● **EXERCISE**: Return all of the entries word for word, but omit the pictures they contain.

● **DATA SHOWN**:
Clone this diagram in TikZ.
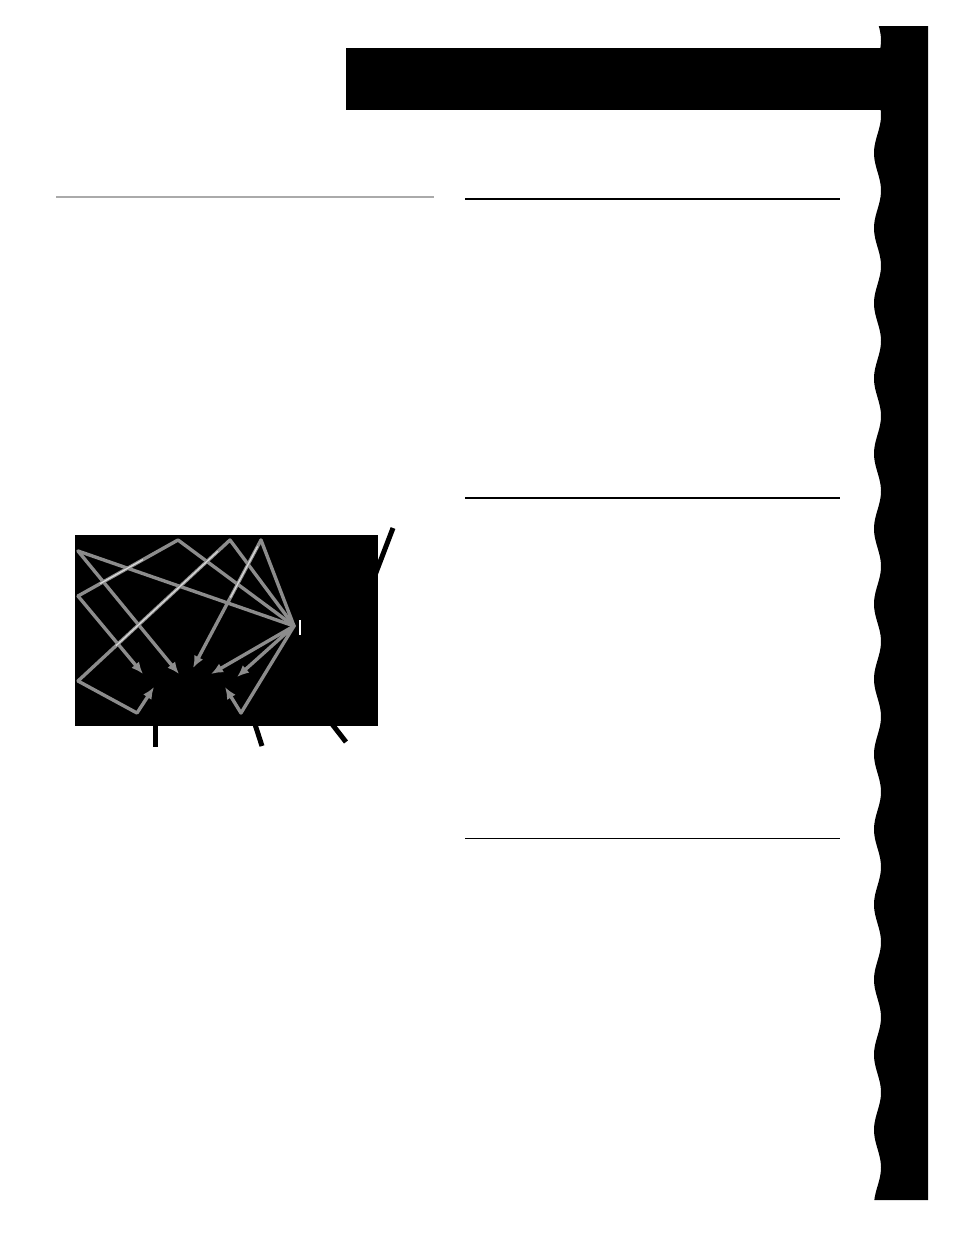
\documentclass[tikz,border=0pt]{standalone}
\usetikzlibrary{arrows.meta,calc}
\definecolor{linegray}{HTML}{8C8C8C}
\definecolor{rulegray}{HTML}{AAAAAA}
\definecolor{hilite}{HTML}{DADADA}
\begin{document}
\begin{tikzpicture}[x=1pt,y=-1pt,
  conn/.style={draw=linegray,line width=3.4pt,line join=round,line cap=round},
  arr/.style={conn,-{Latex[length=12pt,width=10pt]}},
  shine/.style={draw=hilite,line width=1.2pt},
  tick/.style={draw=black,line width=5pt},
  rulebk/.style={draw=black,line width=2pt}]
\useasboundingbox (0,0) rectangle (954,1235);
\fill[white] (0,0) rectangle (954,1235);
% top black bar
\fill[black] (346,48) rectangle (885,110);
% wavy right band
\fill[black] (928,26) -- (878.9,26)
  -- plot[domain=26:1200,samples=400,variable=\t] ({877.5-3.5*cos((\t-153)*4.7904)},\t)
  -- (928,1200) -- cycle;
% rules
\draw[draw=rulegray,line width=2pt] (56,197) -- (434,197);
\draw[rulebk] (465,199) -- (840,199);
\draw[rulebk] (465,497.5) -- (840,497.5);
\draw[draw=black,line width=1.3pt] (465,838.3) -- (840,838.3);
% diagram box
\fill[black] (75,535) rectangle (378,726);
\coordinate (p1) at (78,551);
\coordinate (p2) at (78,596);
\coordinate (p3) at (78,681);
\coordinate (t1) at (178,540);
\coordinate (t2) at (230,540);
\coordinate (t3) at (261,540);
\coordinate (hub) at (294,626);
\coordinate (b1) at (137,713);
\coordinate (b2) at (241,713);
\coordinate (a1) at (143,674);
\coordinate (a2) at (179,674);
\coordinate (a3) at (193,668);
\coordinate (a4) at (211,674);
\coordinate (a5) at (237,677);
\coordinate (a6) at (154,687);
\coordinate (a7) at (225,687);
% plain connectors
\draw[conn] (p1) -- (hub);
\draw[conn] (p2) -- (t1) -- (hub);
\draw[conn] (p3) -- (t2) -- (hub);
\draw[conn] (t3) -- (hub);
% arrows
\draw[arr] (p1) -- (a2);
\draw[arr] (p2) -- (a1);
\draw[arr] (t3) -- (a3);
\draw[arr] (hub) -- (a4);
\draw[arr] (hub) -- (a5);
\draw[arr] (p3) -- (b1) -- (a6);
\draw[arr] (hub) -- (b2) -- (a7);
% highlights
\draw[shine] ($(p2)!0.22!(t1)$) -- ($(p2)!0.65!(t1)$);
\draw[shine] ($(p3)!0.25!(t2)$) -- ($(p3)!0.92!(t2)$);
\draw[shine] ($(t3)!0.05!(a3)$) -- ($(t3)!0.45!(a3)$);
% white mark at hub
\fill[white] (298.7,620) rectangle (300.7,635);
% black ticks around the box
\draw[tick] (393,528) -- (372,583);
\draw[tick] (155.5,720) -- (155.5,747);
\draw[tick] (252,715) -- (262,746);
\draw[tick] (325,715) -- (346,742);
\end{tikzpicture}
\end{document}
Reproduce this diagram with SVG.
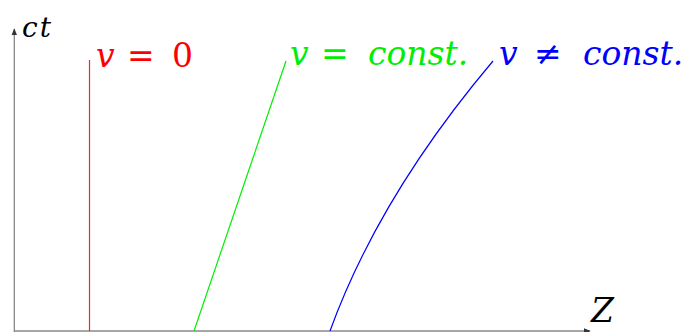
<svg xmlns="http://www.w3.org/2000/svg" width="688" height="332" viewBox="0 0 688 332">
<style>
.lbl{font-family:"DejaVu Serif","Liberation Serif",serif;font-size:33px}
.i{font-style:italic}
.axis{stroke:#888;stroke-width:1.3;fill:none}
.wl{fill:none;stroke-width:1.2}
</style>
<defs>
<marker id="ah" viewBox="0 0 10 10" refX="9" refY="5" markerWidth="7" markerHeight="7" markerUnits="userSpaceOnUse" orient="auto">
<path d="M0,1 L10,5 L0,9 Z" fill="#333"/>
</marker>
</defs>
<g id="axes">
<line class="axis" x1="14.3" y1="332" x2="14.3" y2="29" marker-end="url(#ah)"/>
<line class="axis" x1="14" y1="331" x2="590" y2="331" marker-end="url(#ah)"/>
</g>
<g id="connectors">
<line id="wl-rest" class="wl" stroke="#ff2020" x1="89.5" y1="331" x2="89.5" y2="60"/>
<line id="wl-const" class="wl" stroke="#00ee00" x1="194" y1="331" x2="286" y2="61"/>
<path id="wl-accel" class="wl" stroke="#0000ff" d="M330,331 Q379,196 493,61"/>
</g>
<g id="label-ct"><text class="lbl i" x="22" y="37" style="font-size:28px;letter-spacing:2px" fill="#000">ct</text></g>
<g id="label-z"><text class="lbl i" x="591" y="322" fill="#000">Z</text></g>
<g id="label-rest"><text class="lbl" y="66.5" fill="#ff0000"><tspan class="i" x="96">v </tspan><tspan x="127">= </tspan><tspan x="172">0</tspan></text></g>
<g id="label-const"><text class="lbl" y="65" fill="#00ee00"><tspan class="i" x="290">v </tspan><tspan x="321">= </tspan><tspan class="i" x="368">const.</tspan></text></g>
<g id="label-accel"><text class="lbl" y="65" fill="#0000ff"><tspan class="i" x="499">v </tspan><tspan x="534">≠ </tspan><tspan class="i" x="583">const.</tspan></text></g>
</svg>
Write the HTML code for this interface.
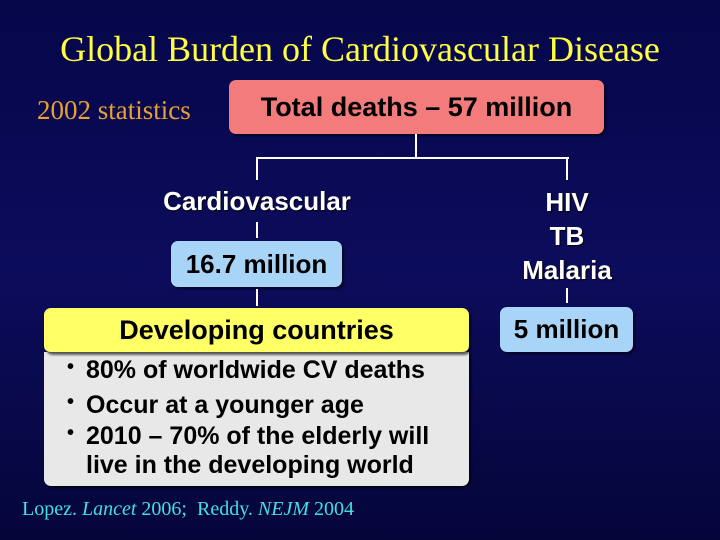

● **ANSWER BELOW**:
Clone this diagram in TikZ.
\documentclass[tikz,border=0pt]{standalone}
\usetikzlibrary{arrows.meta,calc}
\definecolor{linegray}{HTML}{8C8C8C}
\definecolor{rulegray}{HTML}{AAAAAA}
\definecolor{hilite}{HTML}{DADADA}
\begin{document}
\begin{tikzpicture}[x=1pt,y=-1pt,
  conn/.style={draw=linegray,line width=3.4pt,line join=round,line cap=round},
  arr/.style={conn,-{Latex[length=12pt,width=10pt]}},
  shine/.style={draw=hilite,line width=1.2pt},
  tick/.style={draw=black,line width=5pt},
  rulebk/.style={draw=black,line width=2pt}]
\useasboundingbox (0,0) rectangle (954,1235);
\fill[white] (0,0) rectangle (954,1235);
% top black bar
\fill[black] (346,48) rectangle (885,110);
% wavy right band
\fill[black] (928,26) -- (878.9,26)
  -- plot[domain=26:1200,samples=400,variable=\t] ({877.5-3.5*cos((\t-153)*4.7904)},\t)
  -- (928,1200) -- cycle;
% rules
\draw[draw=rulegray,line width=2pt] (56,197) -- (434,197);
\draw[rulebk] (465,199) -- (840,199);
\draw[rulebk] (465,497.5) -- (840,497.5);
\draw[draw=black,line width=1.3pt] (465,838.3) -- (840,838.3);
% diagram box
\fill[black] (75,535) rectangle (378,726);
\coordinate (p1) at (78,551);
\coordinate (p2) at (78,596);
\coordinate (p3) at (78,681);
\coordinate (t1) at (178,540);
\coordinate (t2) at (230,540);
\coordinate (t3) at (261,540);
\coordinate (hub) at (294,626);
\coordinate (b1) at (137,713);
\coordinate (b2) at (241,713);
\coordinate (a1) at (143,674);
\coordinate (a2) at (179,674);
\coordinate (a3) at (193,668);
\coordinate (a4) at (211,674);
\coordinate (a5) at (237,677);
\coordinate (a6) at (154,687);
\coordinate (a7) at (225,687);
% plain connectors
\draw[conn] (p1) -- (hub);
\draw[conn] (p2) -- (t1) -- (hub);
\draw[conn] (p3) -- (t2) -- (hub);
\draw[conn] (t3) -- (hub);
% arrows
\draw[arr] (p1) -- (a2);
\draw[arr] (p2) -- (a1);
\draw[arr] (t3) -- (a3);
\draw[arr] (hub) -- (a4);
\draw[arr] (hub) -- (a5);
\draw[arr] (p3) -- (b1) -- (a6);
\draw[arr] (hub) -- (b2) -- (a7);
% highlights
\draw[shine] ($(p2)!0.22!(t1)$) -- ($(p2)!0.65!(t1)$);
\draw[shine] ($(p3)!0.25!(t2)$) -- ($(p3)!0.92!(t2)$);
\draw[shine] ($(t3)!0.05!(a3)$) -- ($(t3)!0.45!(a3)$);
% white mark at hub
\fill[white] (298.7,620) rectangle (300.7,635);
% black ticks around the box
\draw[tick] (393,528) -- (372,583);
\draw[tick] (155.5,720) -- (155.5,747);
\draw[tick] (252,715) -- (262,746);
\draw[tick] (325,715) -- (346,742);
\end{tikzpicture}
\end{document}
Reproduce this diagram with SVG.
<svg xmlns="http://www.w3.org/2000/svg" width="688" height="332" viewBox="0 0 688 332">
<style>
.lbl{font-family:"DejaVu Serif","Liberation Serif",serif;font-size:33px}
.i{font-style:italic}
.axis{stroke:#888;stroke-width:1.3;fill:none}
.wl{fill:none;stroke-width:1.2}
</style>
<defs>
<marker id="ah" viewBox="0 0 10 10" refX="9" refY="5" markerWidth="7" markerHeight="7" markerUnits="userSpaceOnUse" orient="auto">
<path d="M0,1 L10,5 L0,9 Z" fill="#333"/>
</marker>
</defs>
<g id="axes">
<line class="axis" x1="14.3" y1="332" x2="14.3" y2="29" marker-end="url(#ah)"/>
<line class="axis" x1="14" y1="331" x2="590" y2="331" marker-end="url(#ah)"/>
</g>
<g id="connectors">
<line id="wl-rest" class="wl" stroke="#ff2020" x1="89.5" y1="331" x2="89.5" y2="60"/>
<line id="wl-const" class="wl" stroke="#00ee00" x1="194" y1="331" x2="286" y2="61"/>
<path id="wl-accel" class="wl" stroke="#0000ff" d="M330,331 Q379,196 493,61"/>
</g>
<g id="label-ct"><text class="lbl i" x="22" y="37" style="font-size:28px;letter-spacing:2px" fill="#000">ct</text></g>
<g id="label-z"><text class="lbl i" x="591" y="322" fill="#000">Z</text></g>
<g id="label-rest"><text class="lbl" y="66.5" fill="#ff0000"><tspan class="i" x="96">v </tspan><tspan x="127">= </tspan><tspan x="172">0</tspan></text></g>
<g id="label-const"><text class="lbl" y="65" fill="#00ee00"><tspan class="i" x="290">v </tspan><tspan x="321">= </tspan><tspan class="i" x="368">const.</tspan></text></g>
<g id="label-accel"><text class="lbl" y="65" fill="#0000ff"><tspan class="i" x="499">v </tspan><tspan x="534">≠ </tspan><tspan class="i" x="583">const.</tspan></text></g>
</svg>
Write the HTML code for this interface.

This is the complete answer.